Bu yazı, Attila Gökçe ağabeyimizin can, mal ve üretimde sebep olduğu kayıplar nedeniyle belimizi büken korona günlerine “bardağın dolu tarafından” bakarak “kazanımlarımızı” kaleme aldığı yapıcı analizine katkı değil, iki somut örnekle naçizane bir dip nottur sadece…

Evet… Atalarımızın söyleyip Gökçe’nin altını çizdiği gibi “bir musibet bin nasihatten iyidir” ve epidemi musibeti sporumuzdaki vahşi rekabeti dizginleyerek, dayanışmanın faziletlerini hatırlatarak felaketi nasihatler ile bir ölçüde katlanılır kılmıştır…

Beşiktaş Başkanı sayın Ahmet Nur Çebi seçileli sekiz ay dolmadı ve bu kadar kısa bir süre bu kadar sorunlu bir kulübün başkanını değerlendirmek için yeterli değildir ama sayın Çebi’nin yaptıkları yapacaklarının garantisidir!

“Enkaz edebiyatı” yani.

Sanki kıyasıya yarışta Serdal Adalı ile Hürser Tekinoktay’ı geçip 34. Başkan olmadı da arkasından ittiler sayın Çebi’yi… Sanki seçildikten sonra kürsüden ilk cümlesi “Beşiktaş’ta yepyeni bir dönem başlıyor” değildi.

“Eski”ye takıldı kaldı.

Futbolu Sergen Yalçın’a zimmetleyip, mali hezimeti Fikret Orman’a yükleyen sayın Ahmet Nur Çebi’nin bugüne kadar ana gündemi eski başkan oldu.

Beşiktaş’ın başkanlık koltuğu icra makamı değil, şikayet makamıydı sanki.

Belki haklıydı…

Lakin, kulübe ve takıma faydası sıfırdı.

Yine de Fikret Orman’ı şikayet etmeye doyamadı.

* 29 kasım 2019… Beşiktaş Kulübü Başkanı Ahmet Nur Çebi, kulübün eski başkanı Fikret Orman döneminde ciddi şekilde israf yapıldığını belirtti.

* 10 ocak 2020… İbra edilmeyen eski başkan Fikret Orman için “Tamamen Beşiktaş Futbol A.Ş.’yi taahhüt altına sokan kararlar alınmış ve bu imzaları başkan Fikret Orman atmış. Fikret Orman çıkıp açıklamalı, kendisi aklanmalıdır” dedi.

* 14 şubat 2020… Divan kurulu toplantısında yarım saatlik konuşma yapan Beşiktaş Kulübü Başkanı Ahmet Nur Çebi, Fikret Orman’a çattı ve “Onun kaçtığı gibi ben kaçmadım.
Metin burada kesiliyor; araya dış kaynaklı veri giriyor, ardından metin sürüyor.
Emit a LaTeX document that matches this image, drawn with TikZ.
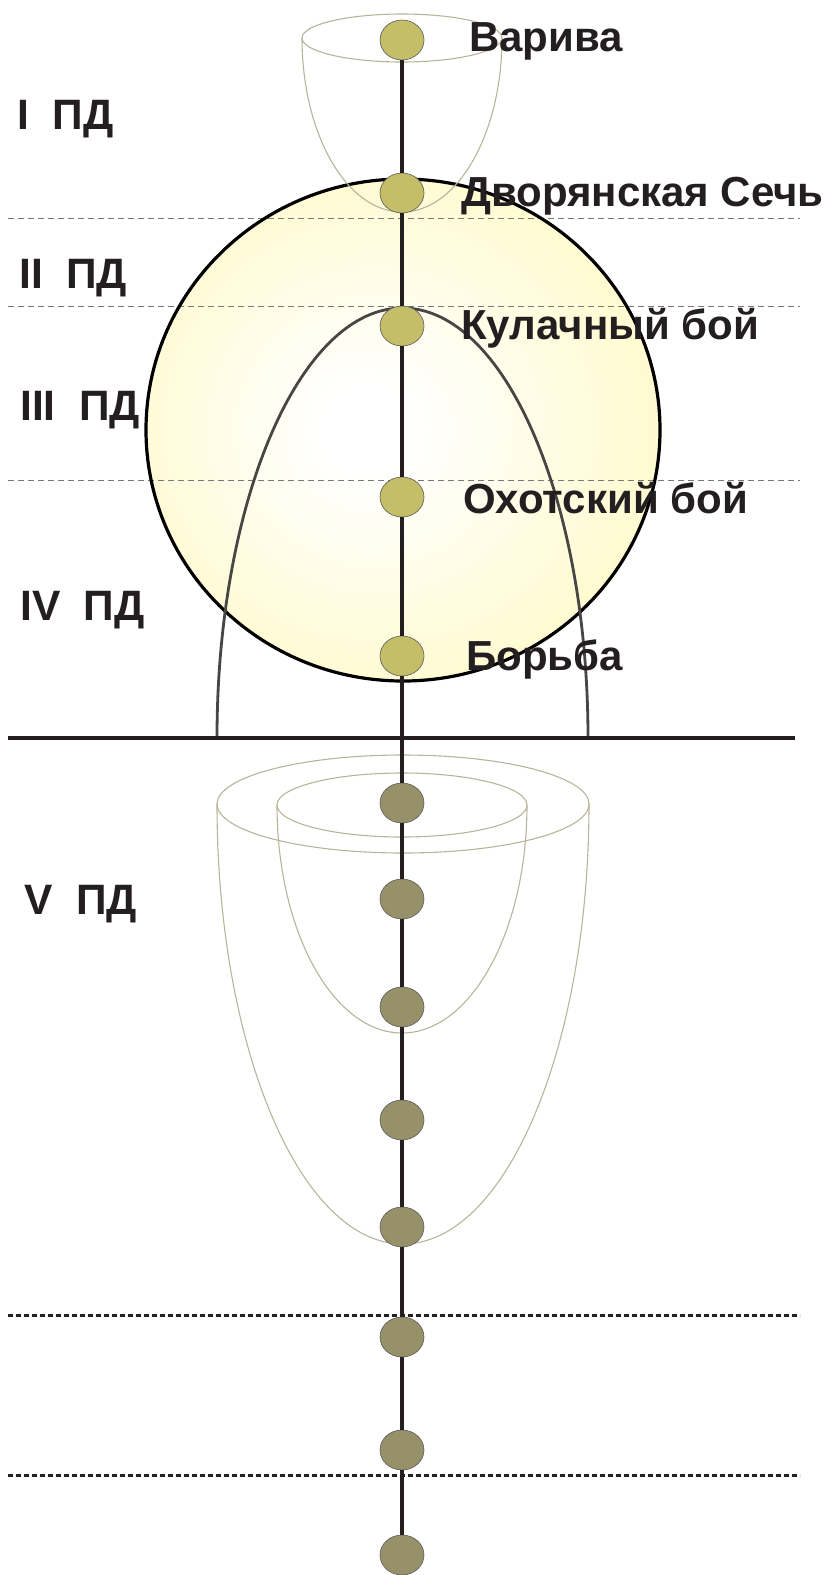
\documentclass[tikz,border=0pt]{standalone}
\usepackage{fontspec}
\setmainfont{Liberation Sans}
\usetikzlibrary{shapes.geometric}
\definecolor{txt}{RGB}{35,31,32}
\definecolor{cyel}{RGB}{255,248,184}
\definecolor{updotc}{RGB}{196,190,104}
\definecolor{lodotc}{RGB}{151,145,105}
\definecolor{cupc}{RGB}{184,180,154}
\definecolor{archc}{RGB}{72,70,68}
\definecolor{dashc}{RGB}{120,120,120}
\pgfdeclareradialshading{glow}{\pgfpoint{-4bp}{0bp}}{color(0bp)=(white); color(4bp)=(white); color(38bp)=(cyel); color(50bp)=(cyel)}
\tikzset{
  updot/.style={ellipse, draw=black!65, line width=0.6pt, fill=updotc, minimum width=44pt, minimum height=40pt, inner sep=0pt},
  lodot/.style={ellipse, draw=black!65, line width=0.6pt, fill=lodotc, minimum width=44pt, minimum height=40pt, inner sep=0pt},
  vline/.style={draw=txt, line width=3.2pt},
  cupline/.style={draw=cupc, line width=1.1pt},
  archline/.style={draw=archc, line width=2.8pt},
  thindash/.style={draw=dashc, line width=0.9pt, dash pattern=on 6pt off 4pt},
  thickdash/.style={draw=txt, line width=3pt, dash pattern=on 5pt off 3pt},
  rlabel/.style={anchor=base west, inner sep=0pt, text=txt, font=\fontsize{42}{47}\selectfont\bfseries},
  llabel/.style={anchor=base west, inner sep=0pt, text=txt, font=\fontsize{42.5}{48}\selectfont\bfseries}
}
\begin{document}
\begin{tikzpicture}[x=1pt,y=-1pt]
\useasboundingbox (0,0) rectangle (830,1575);
% big circle
\path[shading=glow] (403,430) ellipse [x radius=257, y radius=251];
% thin dashed lines
\draw[thindash] (8,218) -- (800,218);
\draw[thindash] (8,306) -- (800,306);
\draw[thindash] (8,480) -- (800,480);
\draw[draw=black, line width=3.2pt] (403,430) ellipse [x radius=257, y radius=251];
% top cup
\draw[cupline] (402,38) ellipse [x radius=100, y radius=24];
\draw[cupline] (302,38) arc[start angle=180, end angle=0, x radius=100, y radius=174];
% inner arch
\draw[archline] (217,738) arc[start angle=180, end angle=360, x radius=185.5, y radius=430];
% ground line
\draw[draw=txt, line width=3.2pt] (8,738) -- (795,738);
% lower cups
\draw[cupline] (403,804) ellipse [x radius=186, y radius=49];
\draw[cupline] (217,804) arc[start angle=180, end angle=0, x radius=186, y radius=440];
\draw[cupline] (402,805) ellipse [x radius=125, y radius=32];
\draw[cupline] (277,805) arc[start angle=180, end angle=0, x radius=125, y radius=228];
% thick dashed lines
\draw[thickdash] (8,1315) -- (800,1315);
\draw[thickdash] (8,1475) -- (800,1475);
% dots
\node[updot] (u1) at (402,40) {};
\node[updot] (u2) at (402,193) {};
\node[updot] (u3) at (402,326) {};
\node[updot] (u4) at (402,497) {};
\node[updot] (u5) at (402,656) {};
\node[lodot] (l1) at (402,803) {};
\node[lodot] (l2) at (402,899) {};
\node[lodot] (l3) at (402,1007) {};
\node[lodot] (l4) at (402,1120) {};
\node[lodot] (l5) at (402,1227) {};
\node[lodot] (l6) at (402,1337) {};
\node[lodot] (l7) at (402,1450) {};
\node[lodot] (l8) at (402,1555) {};
\coordinate (bot) at (402,1575);
\draw[vline] (u1) -- (u2) -- (u3) -- (u4) -- (u5) -- (l1) -- (l2) -- (l3) -- (l4) -- (l5) -- (l6) -- (l7) -- (l8) -- (bot);
% right labels
\node[rlabel] (t1) at (469,51) {Варива};
\node[rlabel] (t2) at (461,206) {Дворянская Сечь};
\node[rlabel] (t3) at (461,339) {Кулачный бой};
\node[rlabel] (t4) at (463,513) {Охотский бой};
\node[rlabel] (t5) at (466,670) {Борьба};
% left labels
\node[llabel] (p1) at (17,129) {I\ \ ПД};
\node[llabel] (p2) at (19,288) {II\ \ ПД};
\node[llabel] (p3) at (20,420) {III\ \ ПД};
\node[llabel] (p4) at (20,620) {IV\ \ ПД};
\node[llabel] (p5) at (24,914) {V\ \ ПД};
\end{tikzpicture}
\end{document}
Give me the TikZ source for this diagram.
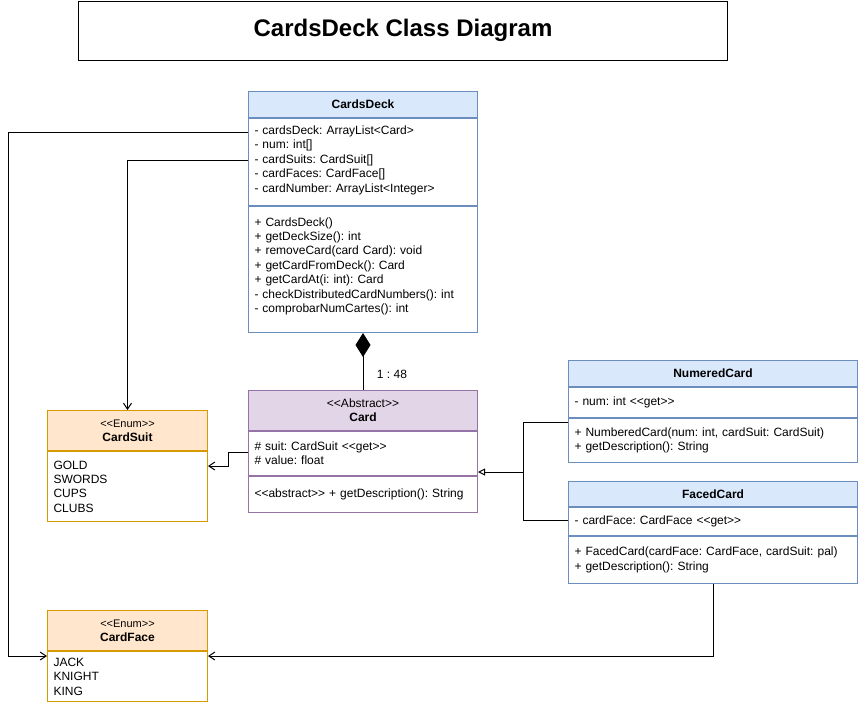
\documentclass[tikz,border=0pt]{standalone}
\usepackage{fontspec}
\setmainfont{Liberation Sans}
\usetikzlibrary{arrows.meta}
\definecolor{blueF}{HTML}{DAE8FC}
\definecolor{blueS}{HTML}{6C8EBF}
\definecolor{orF}{HTML}{FFE6CC}
\definecolor{orS}{HTML}{D79B00}
\definecolor{puF}{HTML}{E1D5E7}
\definecolor{puS}{HTML}{9673A6}
\newcommand{\stO}{<\kern0pt<}
\newcommand{\stC}{>\kern0pt>}
\frenchspacing
\begin{document}
\begin{tikzpicture}[x=1pt,y=-1pt,
  txt/.style={font=\fontsize{12}{14.4}\selectfont},
  cell/.style={draw, rectangle, line width=1pt, inner sep=0pt, anchor=north west, txt},
  hdr/.style={cell, align=center, font=\fontsize{12}{14}\selectfont\bfseries},
  body/.style={cell, fill=white, align=left, inner xsep=6pt},
  blue/.style={draw=blueS}, orange/.style={draw=orS}, purple/.style={draw=puS},
  dep/.style={line width=1pt, -{Straight Barb[length=6pt,width=8pt]}},
  inh/.style={line width=1pt, -{Triangle[open,length=7pt,width=7pt]}},
  plain/.style={line width=1pt},
  compo/.style={line width=1pt, {Diamond[length=24pt,width=15pt]}-}
]
\useasboundingbox (0,0) rectangle (858,704);

% title
\node[draw, line width=1pt, rectangle, anchor=north west, minimum width=649pt, minimum height=59.5pt,
  font=\fontsize{24}{28}\selectfont\bfseries] (title) at (78,0.5) {CardsDeck Class Diagram};

% CardsDeck
\node[hdr, blue, fill=blueF, minimum width=229pt, minimum height=26pt] (cdH) at (248,91) {CardsDeck};
\node[body, blue, text width=217pt, minimum height=87pt] (cdA) at (cdH.south west)
 {- cardsDeck: ArrayList<Card>\\- num: int[]\\- cardSuits: CardSuit[]\\- cardFaces: CardFace[]\\- cardNumber: ArrayList<Integer>\rule[-6pt]{0pt}{1pt}};
\node[body, blue, text width=217pt, minimum height=126pt] (cdM) at (cdA.south west)
 {+ CardsDeck()\\+ getDeckSize(): int\\+ removeCard(card Card): void\\+ getCardFromDeck(): Card\\+ getCardAt(i: int): Card\\- checkDistributedCardNumbers(): int\\- comprobarNumCartes(): int\rule[-9pt]{0pt}{1pt}};

% Card
\node[hdr, purple, fill=puF, minimum width=229pt, minimum height=40pt] (cardH) at (248,390)
 {{\mdseries \stO Abstract\stC}\\Card};
\node[body, purple, text width=217pt, minimum height=44pt] (cardA) at (cardH.south west)
 {\# suit: CardSuit \stO get\stC\\\# value: float};
\node[body, purple, text width=217pt, minimum height=36pt] (cardM) at (cardA.south west)
 {\stO abstract\stC{} + getDescription(): String};

% CardSuit
\node[hdr, orange, fill=orF, minimum width=160pt, minimum height=40pt] (csH) at (47,410)
 {{\mdseries\fontsize{11}{13}\selectfont \stO Enum\stC}\\CardSuit};
\node[body, orange, text width=148pt, minimum height=70pt] (csI) at (csH.south west)
 {GOLD\\SWORDS\\CUPS\\CLUBS};

% CardFace
\node[hdr, orange, fill=orF, minimum width=160pt, minimum height=40pt] (cfH) at (47,610)
 {{\mdseries\fontsize{11}{13}\selectfont \stO Enum\stC}\\CardFace};
\node[body, orange, text width=148pt, minimum height=50pt] (cfI) at (cfH.south west)
 {JACK\\KNIGHT\\KING};

% NumeredCard
\node[hdr, blue, fill=blueF, minimum width=289pt, minimum height=26pt] (nmH) at (568,360) {NumeredCard};
\node[body, blue, text width=277pt, minimum height=30pt] (nmA) at (nmH.south west)
 {- num: int \stO get\stC};
\node[body, blue, text width=277pt, minimum height=44pt] (nmM) at (nmA.south west)
 {+ NumberedCard(num: int, cardSuit: CardSuit)\\+ getDescription(): String};

% FacedCard
\node[hdr, blue, fill=blueF, minimum width=289pt, minimum height=25pt] (fcH) at (568,481) {FacedCard};
\node[body, blue, text width=277pt, minimum height=28pt] (fcA) at (fcH.south west)
 {- cardFace: CardFace \stO get\stC};
\node[body, blue, text width=277pt, minimum height=47pt] (fcM) at (fcA.south west)
 {+ FacedCard(cardFace: CardFace, cardSuit: pal)\\+ getDescription(): String};

% connectors
\draw[dep] ([yshift=-14pt]cdA.north west) -| ([xshift=-39pt,yshift=-5pt]cfI.north west) -- ([yshift=-5pt]cfI.north west);
\draw[dep] ([yshift=-42pt]cdA.north west) -| (csH.north);
\draw[compo] (cdM.south) -- (cardH.north);
\node[txt] (mult) at (392,374) {1 : 48};
\draw[dep] ([yshift=-21pt]cardA.north west) -- ++(-20,0) |- ([yshift=-15pt]csI.north east);
\draw[inh] ([yshift=-4pt]nmM.north west) -| ([xshift=45pt,yshift=4pt]cardA.south east) -- ([yshift=4pt]cardA.south east);
\draw[plain] ([yshift=-13pt]fcA.north west) -| ([xshift=45pt,yshift=4pt]cardA.south east);
\draw[dep] ([xshift=145pt]fcM.south west) |- ([yshift=-5pt]cfI.north east);
\end{tikzpicture}
\end{document}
Maalesef kendisi burayı yüzüstü bırakarak gitmiştir.” dedi.

* Çebi, kulübü zorluklardan çıkması için tek yolun bağış kampanyası olduğunu dile getirdi; o da salgına kurban gitti.

Sekiz ay böyle geçti ve nihayet müjde geldi sayın Çebi’den ”Lig bitene kadar sekiz hafta susuyoruz ve sadece sahadaki oyunu oynuyoruz.”

Beşiktaş’ta Çebi dönemine bakıyoruz; takım Sergen Yalçın payandası ile ayakta duruyor, kulüp battı batıyor.

Hani “yepyeni dönem”?

Size bir şey söyleyeyim mi… Korona salgını yaşanmasaydı Beşiktaşlılar bile “cambaza bakmaktan usanır” dinlemezdi sayın Çebi’yi… Sadede gelindiğinde, çok erken olmasına karşın başkanlığı tartışılıyordu şimdi.

Sayın Çebi, enfekte olup Koronavirüs’ün eziyetine katlansa da adeta yaşamına anlam katan Beşiktaş Başkanlığında üzülse de yıpransa da kazasız belasız sürdüğü için “salgından kazanımı” kayıplarını geçer ince hesapta.